01 · Core model & the apply primitive

The domain contracts every other component is built from: Decision, Strategy, Store, Clock, Limiter, and the single atomic primitive — apply — that all storage reduces to. Source: src/core/.

Purpose

The core defines the smallest set of contracts that makes three things simultaneously true:

1. an algorithm can be authored once and run in-process or atomically across a cluster;
2. a backend can be added by implementing one method;
3. the in-process path and the distributed path can be proven to make bit-identical decisions.

Everything else in ThrottleKit is a policy over these contracts.

The contracts

Decision — the immutable result of one check

// src/core/types.ts:22
export interface Decision {
  readonly allowed: boolean;
  readonly limit: number;        // the effective ceiling (burst capacity or window quota)
  readonly remaining: number;    // whole units left before rejection; never negative
  readonly resetAt: number;      // epoch-ms of full replenishment
  readonly retryAfterMs: number; // 0 when allowed
}

Two properties of this type are load-bearing:

• All numeric fields are integers. This is not cosmetic. Redis truncates Lua numbers to integers on reply, so by forbidding fractional decision fields the JavaScript path and the Redis-Lua path can produce byte-equal values — which is what makes the dual-path conformance proof (below) possible (src/core/types.ts:14).
• Every field is readonly. Decision is a producer type — the library makes it, the caller reads it — and the 1.x stability contract is that it grows only by appending new optional readonly fields. Consumers must therefore not reject unknown keys (don’t zod.strict() a Decision). This is the rule that lets later versions add e.g. bindingAxis without a breaking change (src/core/types.ts:17).
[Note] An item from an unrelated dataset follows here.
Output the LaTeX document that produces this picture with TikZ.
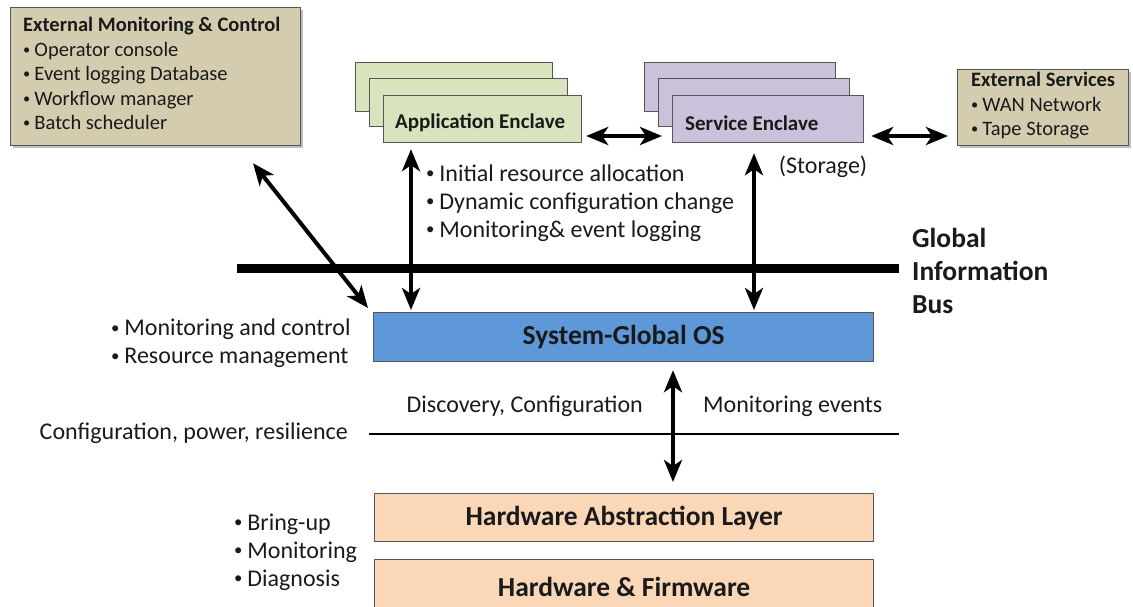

Strategy<S> — a pure algorithm over serializable state

// src/core/types.ts:49
export interface Strategy<S = unknown> {
  readonly name: string;        // surfaced in RateLimit-Policy and metrics
  readonly limit: number;
  readonly windowMs?: number;
  readonly ttlMs: number;       // store TTL hint
  check(state: S | undefined, now: number, cost: number): StrategyOutcome<S>;
  readonly lua?: LuaProgram;    // optional atomic Redis form (the dual path)
  peek?(state, now): Decision;            // non-consuming "current capacity"
  forecast?(state, now, cost): Forecast;  // non-consuming projection
  readonly readState?: ReadState<S>;      // read-only Lua decode for peek/forecast over Redis
}

A strategy is a pure transition: given the prior state (or undefined), the current time, and a cost, it returns the next state and a decision. It never performs I/O and never reads the clock — those are the store’s and the limiter’s jobs. The optional lua is the same transition expressed as an atomic Redis script; the optional peek/forecast/readState give non-consuming introspection.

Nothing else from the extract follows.